GIVEN MATERIAL.
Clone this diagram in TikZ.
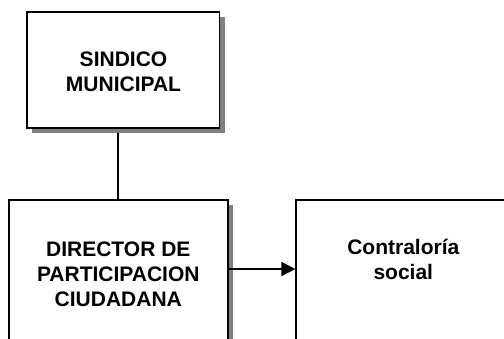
\documentclass[tikz,border=0pt]{standalone}
\usepackage{fontspec}
\setmainfont{Liberation Sans}
\usetikzlibrary{arrows.meta,shadows,backgrounds}
\tikzset{
  orgbox/.style={draw=black, line width=1.8pt, fill=white, inner sep=0pt,
    drop shadow={shadow xshift=5pt, shadow yshift=-5pt, fill=black!50, opacity=1}},
  boxtext/.style={align=center, inner sep=0pt, font=\fontsize{21}{25}\selectfont\bfseries},
  conn/.style={draw=black, line width=1.8pt},
}
\begin{document}
\begin{tikzpicture}[x=1pt,y=-1pt]
\useasboundingbox (0,0) rectangle (504,338);
\clip (0,0) rectangle (504,338);
% boxes
\node[orgbox, minimum width=192.5pt, minimum height=116pt] (sind) at (123.25,70) {};
\node[orgbox, minimum width=219pt, minimum height=140pt] (dir) at (118.2,270) {};
\node[orgbox, minimum width=219pt, minimum height=140pt] (con) at (405.8,270) {};
% texts
\node[boxtext] (tsind) at (123.5,71.7) {SINDICO\\MUNICIPAL};
\node[boxtext] (tdir) at (118.3,274.7) {DIRECTOR DE\\PARTICIPACION\\CIUDADANA};
\node[boxtext] (tcon) at (403.3,259.5) {Contraloría\\social};
% connectors
\begin{pgfonlayer}{background}
\fill[white] (0,0) rectangle (504,338);
\draw[conn] (sind.south -| dir.north) -- (dir.north);
\end{pgfonlayer}
\draw[conn, -{Triangle[length=14pt,width=14pt]}] ([yshift=1pt]dir.east) -- ([yshift=1pt]con.west);
\end{tikzpicture}
\end{document}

WHAT IS EXPECTED.
Leave every image out, and retype the material exactly.

TASK SOLUTION.
Clone this diagram in TikZ.
\documentclass[tikz,border=0pt]{standalone}
\usepackage{fontspec}
\setmainfont{Liberation Sans}
\usetikzlibrary{arrows.meta,shadows,backgrounds}
\tikzset{
  orgbox/.style={draw=black, line width=1.8pt, fill=white, inner sep=0pt,
    drop shadow={shadow xshift=5pt, shadow yshift=-5pt, fill=black!50, opacity=1}},
  boxtext/.style={align=center, inner sep=0pt, font=\fontsize{21}{25}\selectfont\bfseries},
  conn/.style={draw=black, line width=1.8pt},
}
\begin{document}
\begin{tikzpicture}[x=1pt,y=-1pt]
\useasboundingbox (0,0) rectangle (504,338);
\clip (0,0) rectangle (504,338);
% boxes
\node[orgbox, minimum width=192.5pt, minimum height=116pt] (sind) at (123.25,70) {};
\node[orgbox, minimum width=219pt, minimum height=140pt] (dir) at (118.2,270) {};
\node[orgbox, minimum width=219pt, minimum height=140pt] (con) at (405.8,270) {};
% texts
\node[boxtext] (tsind) at (123.5,71.7) {SINDICO\\MUNICIPAL};
\node[boxtext] (tdir) at (118.3,274.7) {DIRECTOR DE\\PARTICIPACION\\CIUDADANA};
\node[boxtext] (tcon) at (403.3,259.5) {Contraloría\\social};
% connectors
\begin{pgfonlayer}{background}
\fill[white] (0,0) rectangle (504,338);
\draw[conn] (sind.south -| dir.north) -- (dir.north);
\end{pgfonlayer}
\draw[conn, -{Triangle[length=14pt,width=14pt]}] ([yshift=1pt]dir.east) -- ([yshift=1pt]con.west);
\end{tikzpicture}
\end{document}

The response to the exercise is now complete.